Interrupting a liturgy, shouting down a cleric mid-sermon, and turning worship into confrontation does not elevate discourse—it corrodes it.
When Protest Becomes Performance
There is a thin line between principled activism and disruptive theatre. Crossing into a sacred service to stage a confrontation risks shifting from advocacy into spectacle. Whatever the strength of one’s political convictions, the deliberate disruption of worship services alienates not only church leadership but also ordinary worshippers—many of whom attend such gatherings seeking peace, identity, and spiritual connection in a foreign environment.
In Boston, that disruption meant families, elders, and faithful congregants had their moment of worship interrupted. That reality cannot be brushed aside. Even those who share the protesters’ frustrations must ask whether this was the most constructive or respectful way to express them.
Democracy thrives on free expression, but it also depends on mutual respect for boundaries—especially those that protect spaces of faith.
The Church’s Role in a Politicised Era
Critics of Archbishop Kaziimba often point to Uganda’s political climate and expect religious leaders to take a more confrontational stance. Yet the role of the Church has always been complex: it is both moral voice and pastoral institution, both prophetic and stabilising.
The Church of Uganda under Archbishop Kaziimba has repeatedly engaged in education, health care, community development, and spiritual leadership across the country. Its leadership has also consistently emphasised dialogue, prudence, and non-violent engagement in politically sensitive contexts.
Whether one agrees with that approach or not, it is not accurate—or fair—to reduce ecclesiastical leadership to a single expectation of political confrontation. Religious leadership operates within theological, pastoral, and institutional responsibilities that go beyond the immediacy of political agitation.
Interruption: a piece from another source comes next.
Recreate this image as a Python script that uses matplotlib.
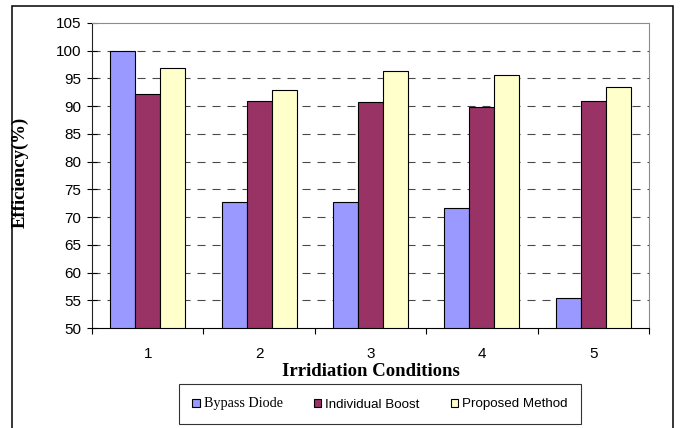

The invocation of martyrdom narratives, particularly referencing figures like Janani Luwum, while emotionally powerful, should also be handled with care. History remembers martyrs for their courage, but it also demands an understanding that not every leader is called to the same path, at the same time, or under the same conditions.
Diaspora Politics and the Distance Effect
The Boston incident also reflects a growing phenomenon within diaspora communities: the intensification of homeland politics in foreign spaces. Removed from the immediate consequences and lived realities of Uganda’s political environment, some diaspora activists increasingly stage high-visibility confrontations in symbolic institutions abroad, including churches.
While diaspora engagement is valuable and often constructive, it risks distortion when it becomes performative or detached from context. Exporting political battles into sacred or communal spaces abroad does not necessarily strengthen accountability back home. Instead, it can polarise communities and reduce complex governance debates into moments of emotional confrontation.
In this case, escorting the main disruptors out of the service—as reported—was not suppression of speech, but a necessary restoration of order so that worship could continue.
Faith, Accountability, and Responsibility
Uganda’s civic space benefits from robust debate and accountability. Religious institutions are not beyond scrutiny. But accountability must be pursued through channels that preserve dignity, dialogue, and proportionality.
There is a difference between calling out leadership through reasoned critique and hijacking a worship service for confrontation. One builds engagement; the other fractures trust.
The Boston episode is therefore not just about Archbishop Kaziimba or his critics. It is about the broader question of how far political expression can go before it undermines the very institutions—like the Church—that provide moral and social cohesion.
Conclusion: Respecting the Line
In an era where politics increasingly spills into every corner of public life, the temptation to turn every platform into a protest stage is growing. But not every space is a stage, and not every moment is a rally.
Churches remain among the last universally shared spaces of reflection and spiritual grounding. When that boundary is crossed, something deeper than order is disrupted—it is trust, reverence, and communal belonging.
The Boston incident should prompt reflection on all sides: clergy must continue to engage society thoughtfully and courageously, while critics must ensure that their methods of engagement do not erode the very values they claim to defend.
Because when the sanctuary becomes a battleground, everyone ultimately loses—even the cause being fought for.